During the weekend I hit 22 km on my training schedule – the longest distance that I’ve gone so far. And it will only get longer in the coming weeks. Eek! (>_<)
I forced myself not to think too much about it as I don’t want to freak out. I’ll just do what I can. For whatever reasons if it happens that I couldn’t run any more, I’ll just walk the remaining distance.
In the morning, I saw the most glorious sunrise outside of my window. I went ahead and had my breakfast as usual, did my warm ups, mixed my energy drink, then kissed the sleeping Cart and finally headed out of the door in trepidation.
I read online that once you go for longer runs, you should carry with you something that gives you an energy boost like an energy bar to recover the calories that you’ve burned. I haven’t tried energy bars personally, but I think it’s a hassle, trying to munch it while you’re half dead and huffing and puffing away.
So recently, I was at the supermarket and at length, chose the Enervit G Sport energy drink.
Inside the tin, is white crystal grains :
Which you take two spoonfuls of and mix it with 500 ml of water which then changes to light orange.
I don’t usually drink stimulants like coffee, and I’ve been cutting out on carbonated drinks for my training. Which could be the reason why I had a curious feeling while drinking it on my on runs.
Remember how I’ve been saying that I keep feeling tired at the end of my runs? Compared to my previous trainings, the past two times when I took this drink with me, I didn’t feel as tired despite covering more distance
What is in this thing? Are there drugs inside? I feel more alert as compared to before.
Nevertheless, while it helped in keeping up my energy, it didn’t help with the burning sensation that I felt in my thighs. And as I desperately tried to find new paths to cover in my route, I felt like crying as I did the last 2 km.
Two things kept going through my mind :
For me, once I’ve started going past 15km, it’s not play time any more – my ankles start to feel strained, my thighs feel as if they are burning inside. And recently, my toes are starting to bleed slightly from the abrasion. I was surprised to see a curious stain on my shoe and alarmed to see dried blood, the same colour from the stain on the shoe, on my toe.
Even my running top is making my arms chafe and there is a long mark across my underarm. It never did that before! And I now understand how there are people who has nipple bleeding while doing long distance running.
I’m toying with the idea of jogging without my shoes on, but for the thought of all the stones, broken glass and other sharp things on the road.
With the pain throbbing through my legs, I started to question myself, “What am I doing? Why am I doing this? What was I thinking? I can’t do this! FML. I want to kill myself“.

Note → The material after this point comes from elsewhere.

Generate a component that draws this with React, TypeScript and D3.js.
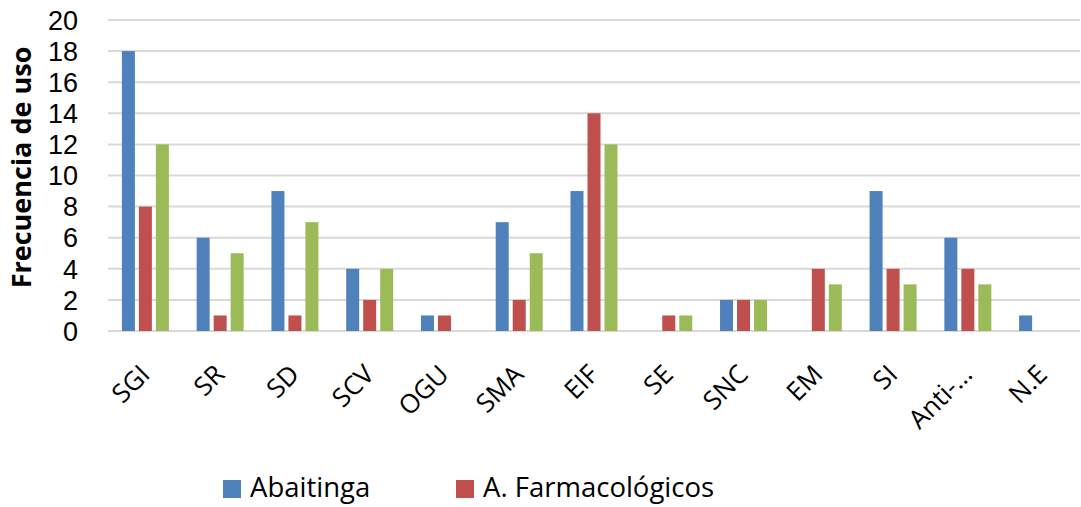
import React from "react";
import * as d3 from "d3";

const categories = ["SGI", "SR", "SD", "SCV", "OGU", "SMA", "EIF", "SE", "SNC", "EM", "SI", "Anti-…", "N.E"];
const seriesNames = ["Abaitinga", "A. Farmacológicos", "Otros"];
const abaitinga = [18, 6, 9, 4, 1, 7, 9, 0, 2, 0, 9, 6, 1];
const farmacologicos = [8, 1, 1, 2, 1, 2, 14, 1, 2, 4, 4, 4, 0];
const otros = [12, 5, 7, 4, 0, 5, 12, 1, 2, 3, 3, 3, 0];
const colors = ["#4F81BD", "#C0504D", "#9BBB59"];
const yTicks = [0, 2, 4, 6, 8, 10, 12, 14, 16, 18, 20];
const legendShown = [0, 1];

export default function App() {
  const W = 1081, H = 507;
  const left = 108, right = 1080, top = 20, bottom = 331;
  const x = d3.scaleBand<string>().domain(categories).range([left, right]);
  const y = d3.scaleLinear().domain([0, 20]).range([bottom, top]);
  const series = [abaitinga, farmacologicos, otros];
  const barW = 13, gap = 4;
  const groupW = barW * 3 + gap * 2;
  const font = "'Open Sans', sans-serif";
  const tickFont = "'Liberation Sans', Arial, sans-serif";
  return (
    <svg width={W} height={H} style={{ position: "absolute", left: 0, top: 0 }}>
      <rect x={0} y={0} width={W} height={H} fill="#fff" />
      {yTicks.map((t) => (
        <line key={t} x1={left} x2={right} y1={y(t)} y2={y(t)} stroke="#d9d9d9" strokeWidth={2} />
      ))}
      {yTicks.map((t) => (
        <text key={"l" + t} x={78} y={y(t)} dy="0.36em" textAnchor="end" fontSize={27} fontFamily={tickFont} fill="#000">
          {t}
        </text>
      ))}
      <text
        transform={`translate(31, 167.5) rotate(-90)`}
        textAnchor="middle"
        fontSize={27}
        fontWeight="bold"
        fontFamily={font}
        fill="#000"
      >
        Frecuencia de uso
      </text>
      {categories.map((c, i) => {
        const cx = x(c)! + x.bandwidth() / 2;
        return (
          <g key={c}>
            {series.map((s, k) =>
              s[i] > 0 ? (
                <rect
                  key={k}
                  x={cx - groupW / 2 + k * (barW + gap)}
                  y={y(s[i])}
                  width={barW}
                  height={y(0) - y(s[i])}
                  fill={colors[k]}
                />
              ) : null
            )}
            <text
              transform={`translate(${cx + 6}, 376) rotate(-45)`}
              textAnchor="end"
              fontSize={26}
              fontFamily={font}
              fill="#000"
            >
              {c}
            </text>
          </g>
        );
      })}
      {legendShown.map((k, j) => {
        const lx = [223, 456][j];
        return (
          <g key={k}>
            <rect x={lx} y={480} width={18} height={18} fill={colors[k]} />
            <text x={lx + 27} y={497} fontSize={27.5} fontFamily={font} fill="#000">
              {seriesNames[k]}
            </text>
          </g>
        );
      })}
    </svg>
  );
}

I kept on going nevertheless. After all, it’s just a couple of kilometres more. If I quit now, it would be stupid and a terrible waste.
And when I was finally done, I hobbled home and felt a surge of emotion. Cartcart greeted me and when I looked at him, I couldn’t decide to cry from all the pain or cheer from my satisfaction on accomplishing such a tough mission. In the end, I just groaned and quickly did my cooling down stretches using the counter on my phone.
Speaking of phones, after going out with the GPS on for my Nexus for about 3 hours, the battery got depleted significantly. As I don’t feel like spending 200 euro for a GPS watch, I’m contemplating to use my old Nokia Phone instead. It should last for a bit longer.
After showering, all I wanted to do was to stay on the sofa and vegetate in front of the telley. I don’t even want to move at all unless necessary. I don’t even mind the idea of using an IV drip with my lunch mashed up in a bag if that means that I don’t have to move my jaws.
Thankfully, at this point of time of writing, I don’t feel any soreness in my body, which is actually quite surprising to me. It probably means that my body is growing stronger. I still have to move slowly nevertheless, as my right ankle will complain if I move too fast.
I salute those with full time jobs and are still able to train for the marathon. The fact that are they able to do this and still have the energy to socialise later is really impressive to me.
Regardless, I’m still alive and I’m crossing my fingers that whatever that doesn’t kill me will only make me stronger.
Week 8 down and 8 more weeks to go till #rinazdoes42km!